Amélie l’embrassa et, la sentant trembler, garda un bras autour d’elle pour s’adresser à Fleming :

- Je pense que vous devriez vous retirer, Monsieur le chancelier, fit-elle avec sévérité. Vous n’avez plus rien à faire ici ! Soyez assuré que je ne manquerai pas de rendre compte à Monseigneur de votre zèle…

Il ne se trompa pas sur la raideur du ton, salua et sortit précipitamment cependant qu’Amélie entraînait sa sœur par une autre porte :

- Allons dans ta chambre ! Tu as besoin de te remettre.

Elle lui tendit son mouchoir mais Aurore n’avait pas de larmes. La fureur qui l’habitait les séchait avant que d’être nées, mais elle tremblait à présent de tous ses membres. Inquiète, Amélie la fit étendre, respirer des sels - qu’elle repoussa en marmonnant qu’elle ne s’évanouirait pas ! - et ordonna à Fatime d’aller chercher de l’eau-de-vie. Finalement, Aurore leva sur sa sœur un regard où le chagrin se mêlait à la colère :

- As-tu entendu quelque chose de ce qu’il a osé me dire ?

- Une bonne partie ! J’ai écouté à la porte avant de faire mon entrée au moment où il prononçait mon nom. Mais rassure-toi, je t’accompagnerai.

- Non ! C’est trop loin ! Tu serais coupée de ton époux, de tes enfant aussi, pendant plusieurs mois. Tu seras plus utile en restant ici à surveiller la maison. En outre, tu pourras peut-être me faire tenir des nouvelles…

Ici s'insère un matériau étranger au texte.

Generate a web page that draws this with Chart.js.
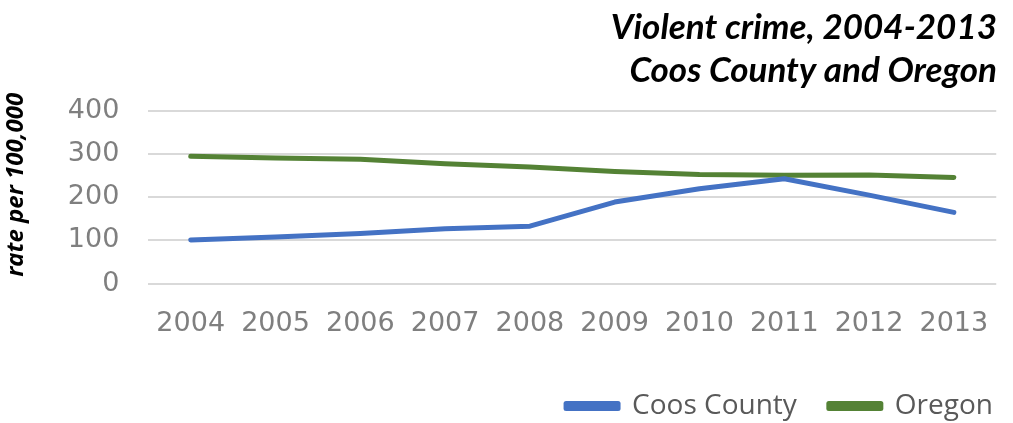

- Aux soins du bourgmestre ? ricana Amélie. Ecoute, nous allons couper la poire en deux : je pars avec toi dans la voiture de la Cour et elle me ramènera. Ce que je veux c’est voir, de mes yeux, dans quelles conditions tu seras logée et comment sont les alentours. Chemin faisant nous pourrions convenir d’un code permettant sous des mots banaux d’en dire davantage. Et, par exemple, si tu souhaites écrire à quelqu’un je me chargerai de ta correspondance… Qu’en penses-tu ?

- Que tu es la meilleure sœur que l’on puisse avoir ! Et dans l’immédiat, il faut que je choisisse une autre camériste que Fatime…

- Cela aussi je vais m’en charger !

Elle repartit. Deux heures plus tard, Ulrica toujours aussi austère se matérialisait sur le tapis de la chambre. Véritable statue de la respectabilité, elle arborait cependant un œil frondeur qui ne résista pas longtemps à la vue de la tristesse de sa « nourrissonne » :

- Si vous voulez encore de moi, murmura-t-elle en reniflant son émotion, je m’occuperai de vous et de l’enfant et vous pouvez être sûre que je ferai bonne garde ! Je goûterai tous vos plats et le lait de la nourrice s’il le faut ! Et je…

Cette fois, Aurore se mit à rire :

- Je ne pense pas que l’on pourrait aller jusque-là ! Viens m’embrasser !

Au début de la semaine suivante, elle quittait Dresde sans avoir revu Elisabeth qui séjournait sur ses terres…

En annonçant que Goslar était une ville charmante, Fleming était largement en dessous de la vérité. C’était l’une des plus jolies cités d’Allemagne1.